<<<<

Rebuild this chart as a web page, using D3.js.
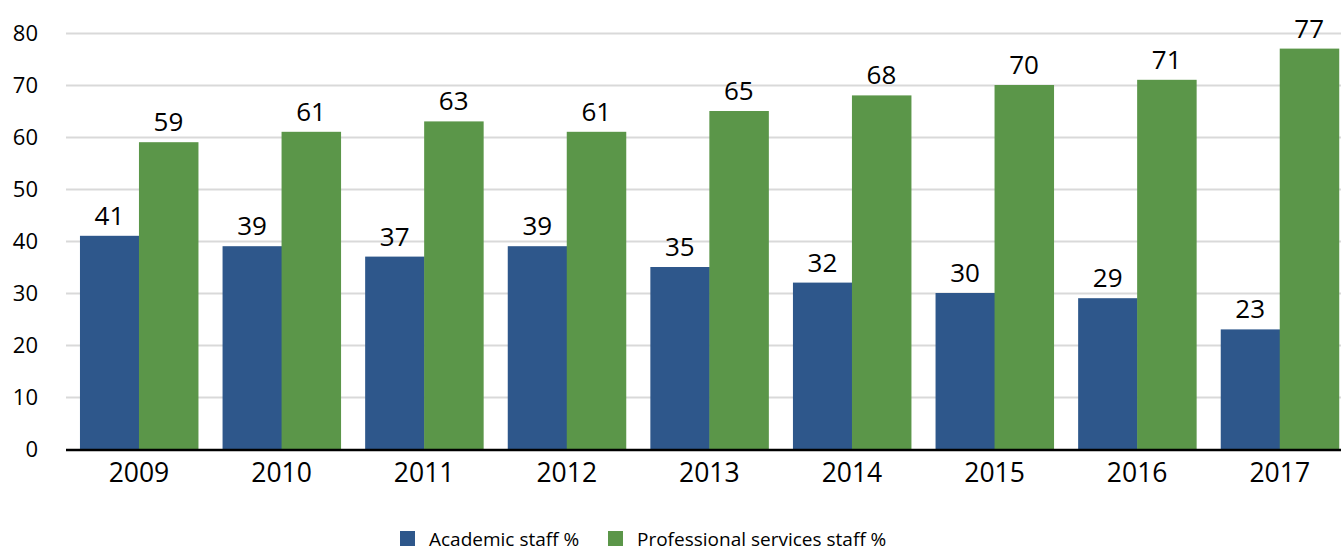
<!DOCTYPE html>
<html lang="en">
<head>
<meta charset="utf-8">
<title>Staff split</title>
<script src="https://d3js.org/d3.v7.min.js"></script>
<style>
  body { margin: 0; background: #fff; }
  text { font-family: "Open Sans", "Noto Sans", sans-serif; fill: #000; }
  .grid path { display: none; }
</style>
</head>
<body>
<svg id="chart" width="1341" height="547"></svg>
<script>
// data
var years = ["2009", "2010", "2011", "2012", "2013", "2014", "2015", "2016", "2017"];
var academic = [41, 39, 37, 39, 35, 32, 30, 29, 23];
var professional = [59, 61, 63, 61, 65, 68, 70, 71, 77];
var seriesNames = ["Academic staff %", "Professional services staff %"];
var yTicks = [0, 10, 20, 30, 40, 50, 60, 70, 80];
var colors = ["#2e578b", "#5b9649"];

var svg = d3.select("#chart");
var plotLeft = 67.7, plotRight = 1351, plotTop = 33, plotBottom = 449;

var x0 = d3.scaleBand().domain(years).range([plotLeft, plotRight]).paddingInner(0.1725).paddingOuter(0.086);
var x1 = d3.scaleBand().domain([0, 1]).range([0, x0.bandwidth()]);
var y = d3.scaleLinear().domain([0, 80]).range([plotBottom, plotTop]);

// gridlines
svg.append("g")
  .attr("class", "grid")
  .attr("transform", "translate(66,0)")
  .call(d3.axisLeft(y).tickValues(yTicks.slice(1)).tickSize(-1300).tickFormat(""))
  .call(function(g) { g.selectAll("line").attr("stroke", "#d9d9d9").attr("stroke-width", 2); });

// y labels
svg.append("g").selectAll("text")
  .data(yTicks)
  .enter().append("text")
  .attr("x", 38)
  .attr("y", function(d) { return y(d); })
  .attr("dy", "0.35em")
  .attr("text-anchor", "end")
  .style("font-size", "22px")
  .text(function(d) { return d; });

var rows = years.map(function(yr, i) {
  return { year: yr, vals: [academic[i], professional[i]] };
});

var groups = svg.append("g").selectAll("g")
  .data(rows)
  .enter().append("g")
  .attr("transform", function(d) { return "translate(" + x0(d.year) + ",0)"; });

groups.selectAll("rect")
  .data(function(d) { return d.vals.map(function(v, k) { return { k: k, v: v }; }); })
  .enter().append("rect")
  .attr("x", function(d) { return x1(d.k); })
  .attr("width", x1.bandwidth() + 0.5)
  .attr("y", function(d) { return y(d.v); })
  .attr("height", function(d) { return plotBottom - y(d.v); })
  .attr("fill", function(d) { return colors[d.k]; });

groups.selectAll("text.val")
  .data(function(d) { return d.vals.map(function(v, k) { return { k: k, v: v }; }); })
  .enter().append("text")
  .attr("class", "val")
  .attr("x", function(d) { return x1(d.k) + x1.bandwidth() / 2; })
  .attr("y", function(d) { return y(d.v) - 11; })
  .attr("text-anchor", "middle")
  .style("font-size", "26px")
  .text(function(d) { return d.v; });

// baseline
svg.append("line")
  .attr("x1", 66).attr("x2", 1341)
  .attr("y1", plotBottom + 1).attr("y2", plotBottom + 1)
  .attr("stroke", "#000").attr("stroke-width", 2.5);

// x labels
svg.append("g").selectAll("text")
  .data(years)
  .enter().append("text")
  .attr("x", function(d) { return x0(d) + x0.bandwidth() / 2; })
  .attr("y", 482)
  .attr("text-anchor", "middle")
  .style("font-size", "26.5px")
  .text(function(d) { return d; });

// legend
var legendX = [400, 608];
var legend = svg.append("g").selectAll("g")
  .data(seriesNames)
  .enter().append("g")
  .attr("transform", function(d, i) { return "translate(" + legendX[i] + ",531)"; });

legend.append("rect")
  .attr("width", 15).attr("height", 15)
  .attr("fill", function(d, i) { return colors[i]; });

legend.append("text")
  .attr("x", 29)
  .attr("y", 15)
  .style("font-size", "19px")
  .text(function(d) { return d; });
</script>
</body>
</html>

>>>>

◆ Given task ◆
Return the full material word for word. Do not include the pictures.

◆ Response to the task ◆
Rebuild this chart as a web page, using D3.js.
<!DOCTYPE html>
<html lang="en">
<head>
<meta charset="utf-8">
<title>Staff split</title>
<script src="https://d3js.org/d3.v7.min.js"></script>
<style>
  body { margin: 0; background: #fff; }
  text { font-family: "Open Sans", "Noto Sans", sans-serif; fill: #000; }
  .grid path { display: none; }
</style>
</head>
<body>
<svg id="chart" width="1341" height="547"></svg>
<script>
// data
var years = ["2009", "2010", "2011", "2012", "2013", "2014", "2015", "2016", "2017"];
var academic = [41, 39, 37, 39, 35, 32, 30, 29, 23];
var professional = [59, 61, 63, 61, 65, 68, 70, 71, 77];
var seriesNames = ["Academic staff %", "Professional services staff %"];
var yTicks = [0, 10, 20, 30, 40, 50, 60, 70, 80];
var colors = ["#2e578b", "#5b9649"];

var svg = d3.select("#chart");
var plotLeft = 67.7, plotRight = 1351, plotTop = 33, plotBottom = 449;

var x0 = d3.scaleBand().domain(years).range([plotLeft, plotRight]).paddingInner(0.1725).paddingOuter(0.086);
var x1 = d3.scaleBand().domain([0, 1]).range([0, x0.bandwidth()]);
var y = d3.scaleLinear().domain([0, 80]).range([plotBottom, plotTop]);

// gridlines
svg.append("g")
  .attr("class", "grid")
  .attr("transform", "translate(66,0)")
  .call(d3.axisLeft(y).tickValues(yTicks.slice(1)).tickSize(-1300).tickFormat(""))
  .call(function(g) { g.selectAll("line").attr("stroke", "#d9d9d9").attr("stroke-width", 2); });

// y labels
svg.append("g").selectAll("text")
  .data(yTicks)
  .enter().append("text")
  .attr("x", 38)
  .attr("y", function(d) { return y(d); })
  .attr("dy", "0.35em")
  .attr("text-anchor", "end")
  .style("font-size", "22px")
  .text(function(d) { return d; });

var rows = years.map(function(yr, i) {
  return { year: yr, vals: [academic[i], professional[i]] };
});

var groups = svg.append("g").selectAll("g")
  .data(rows)
  .enter().append("g")
  .attr("transform", function(d) { return "translate(" + x0(d.year) + ",0)"; });

groups.selectAll("rect")
  .data(function(d) { return d.vals.map(function(v, k) { return { k: k, v: v }; }); })
  .enter().append("rect")
  .attr("x", function(d) { return x1(d.k); })
  .attr("width", x1.bandwidth() + 0.5)
  .attr("y", function(d) { return y(d.v); })
  .attr("height", function(d) { return plotBottom - y(d.v); })
  .attr("fill", function(d) { return colors[d.k]; });

groups.selectAll("text.val")
  .data(function(d) { return d.vals.map(function(v, k) { return { k: k, v: v }; }); })
  .enter().append("text")
  .attr("class", "val")
  .attr("x", function(d) { return x1(d.k) + x1.bandwidth() / 2; })
  .attr("y", function(d) { return y(d.v) - 11; })
  .attr("text-anchor", "middle")
  .style("font-size", "26px")
  .text(function(d) { return d.v; });

// baseline
svg.append("line")
  .attr("x1", 66).attr("x2", 1341)
  .attr("y1", plotBottom + 1).attr("y2", plotBottom + 1)
  .attr("stroke", "#000").attr("stroke-width", 2.5);

// x labels
svg.append("g").selectAll("text")
  .data(years)
  .enter().append("text")
  .attr("x", function(d) { return x0(d) + x0.bandwidth() / 2; })
  .attr("y", 482)
  .attr("text-anchor", "middle")
  .style("font-size", "26.5px")
  .text(function(d) { return d; });

// legend
var legendX = [400, 608];
var legend = svg.append("g").selectAll("g")
  .data(seriesNames)
  .enter().append("g")
  .attr("transform", function(d, i) { return "translate(" + legendX[i] + ",531)"; });

legend.append("rect")
  .attr("width", 15).attr("height", 15)
  .attr("fill", function(d, i) { return colors[i]; });

legend.append("text")
  .attr("x", 29)
  .attr("y", 15)
  .style("font-size", "19px")
  .text(function(d) { return d; });
</script>
</body>
</html>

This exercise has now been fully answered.